The only thing missing from these pictures are bullet holes" said my father.
"So you've been to hell and back?" was my mother's response.

Last weekend, I went to see them after visiting Japan's Tohoku region on the Pacific-side. The earthquake and tsunami on 11 March caused major destruction and massive casualties. They saw my photos that I took during the two-day trip. My father was referring to his experiences during the World War II where he survived the US air-raids in Kyushu.

I was in the region on 12 and 13 May as a part of a solidarity mission. We travelled 1,000km on a coach and visited places such as Miyako, Watari, Shinchi-cho and Sohma. Meetings with local unions took place in several cities.

The scars of the disaster remained in all places. From the windows of our vehicle, we saw miles and miles of towns in complete destruction. And they stood right next to communities that were not affected at all. Sometimes, such scenes were mixed within the same town.

A train was left derailed in Miyako. A crane in the port of Sohma was bent and tilted. Next to it, a ship remained stranded. Thousands of cars have turned into scrap metal. Sendai Airport was only reopend partially.

There was silence in the bus as we observed these scenes.
So were the towns we visited. Debris are removed from streets and cars are running again but communities were not lively.

Instead, you could hear the sound of the wind. Fresh green leaves were shining and some cherry trees in blossoms. After all, this is the northern part of Japan. Spring comes late.

The local unionists that I spoke to said quite openly: "We stress how bonds and ties are important in a situation like this but the crucial point is its practicality. As unions, we have not worked with the NGOs in the past and so we are learning things as we build our relationship. Our members want to take part in volunteer work but there is nothing in our CBA to give them such leave. So we can't organise that systematically.

"And to be blunt" he continued, "mass mobilisation of volunteers alone will not rebuild our communities".

Everybody knows that it will take many years for the full recovery of this region. And what about the human side of the recovery? In the aftermath of the earthquake that struck the city of Kobe in 1995, majority of the missing bodies were found in a week. So the survivors could start looking into the future after saying good-bye to their loved ones. In this current case, more than 10,000 people are still missing; many swallowed by tsunami and dragged into the ocean. People just can't get over it.
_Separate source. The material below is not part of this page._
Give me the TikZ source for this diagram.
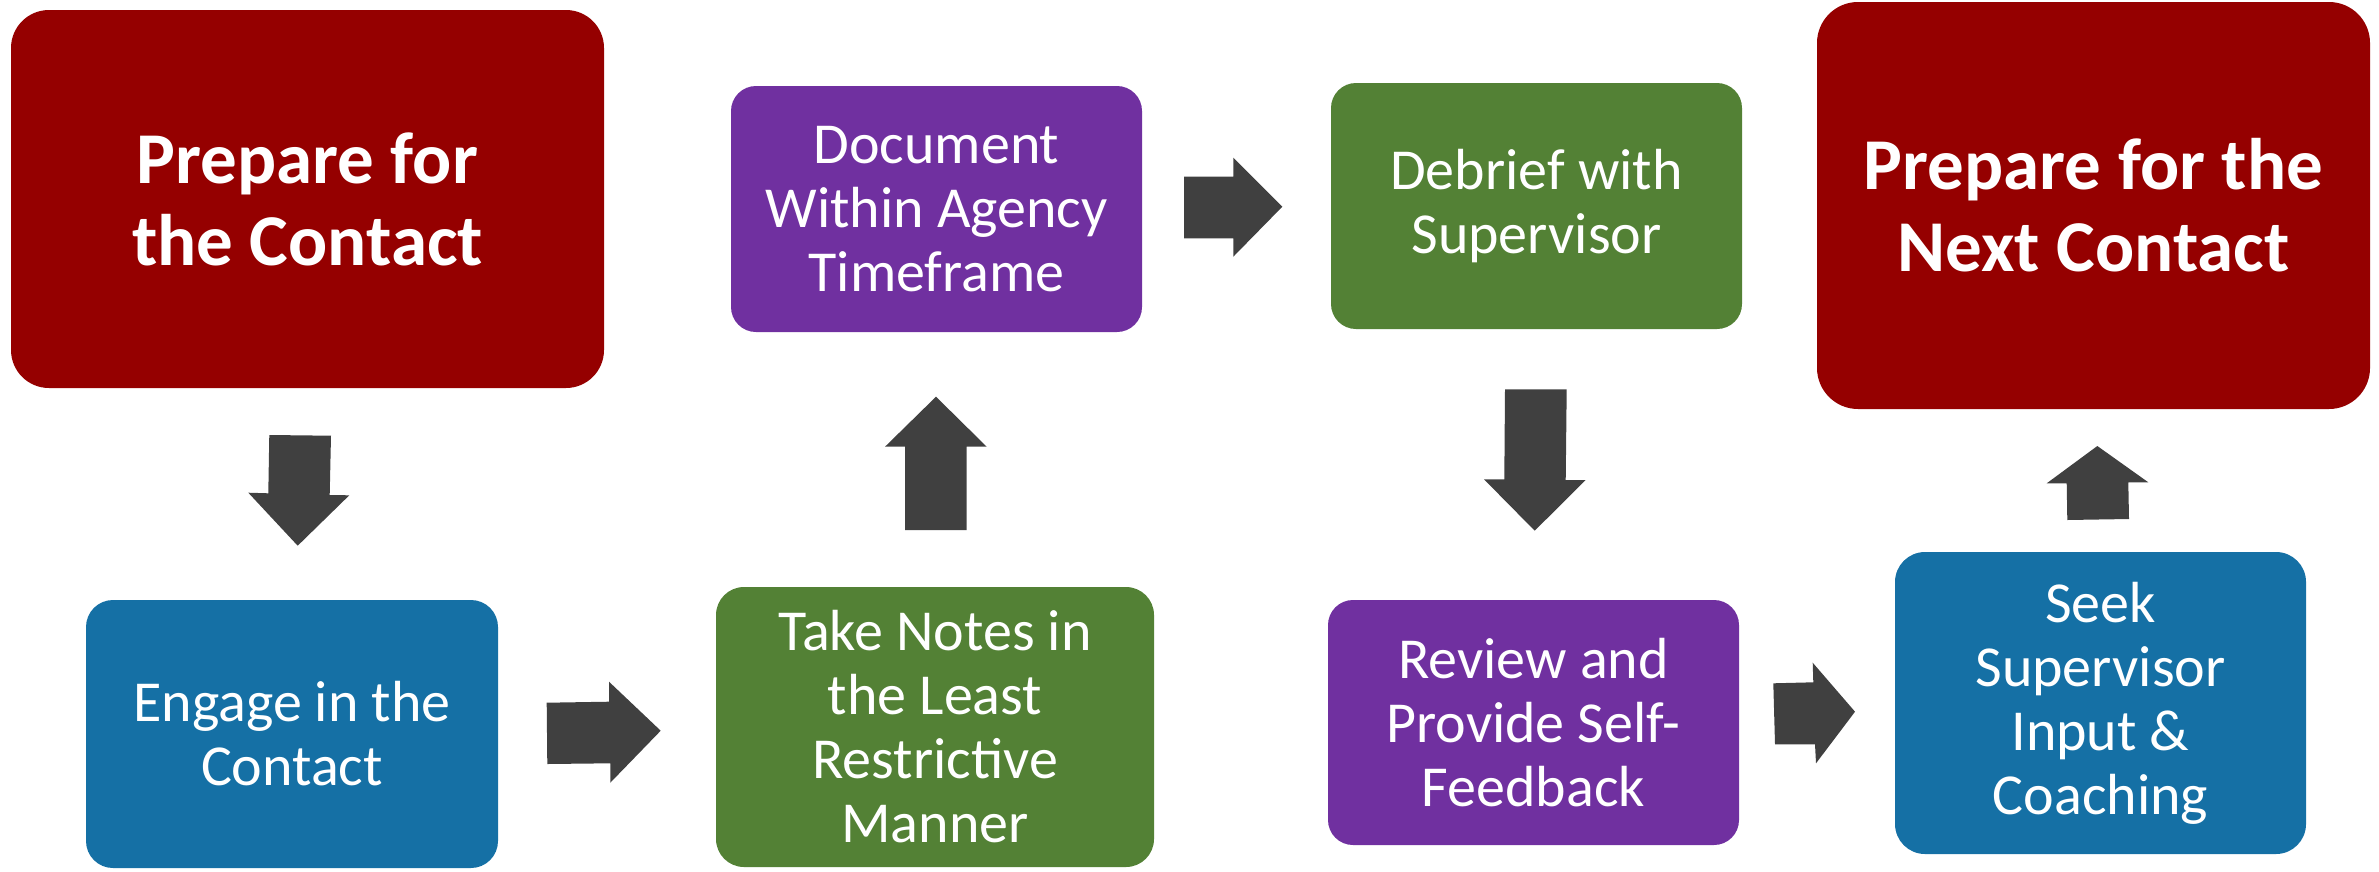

A colleague of mine in Tokyo said: "Let's face it. We are crammed in a small country that is hit by uncontrollable natural disasters regularly. That is why we are taught to help each other in our upbringing. Some Westerners maybe surprised that looting and riots did not take place after the earthquake but we can't afford to live under such 'individualism' here". The flip-side of this valid argument is that such culture can also be a hotbed for totalitarianism but I did not bring up that issue.

Some survivors are using the modern technology smartly. In one village, new water-pipes were essential in reconstructing their community. But the city hall said nothing is in stock; nor do they have budget to get new ones. So the young villagers made a plea on the internet. A few days later, water-pipes were donated by a company, free of charge. I heard other stories like this during my stay.

On our second day of the journey, the sun came out. The sky was blue. I decided to include that in my photos. A tragic scene and a beauty of nature in one picture. As much as forces of the nature can destroy you and your life, it can also heal your wound and give you hope. If people can accept that, together with a help from their friends and strangers, they could start looking forward in their lives again.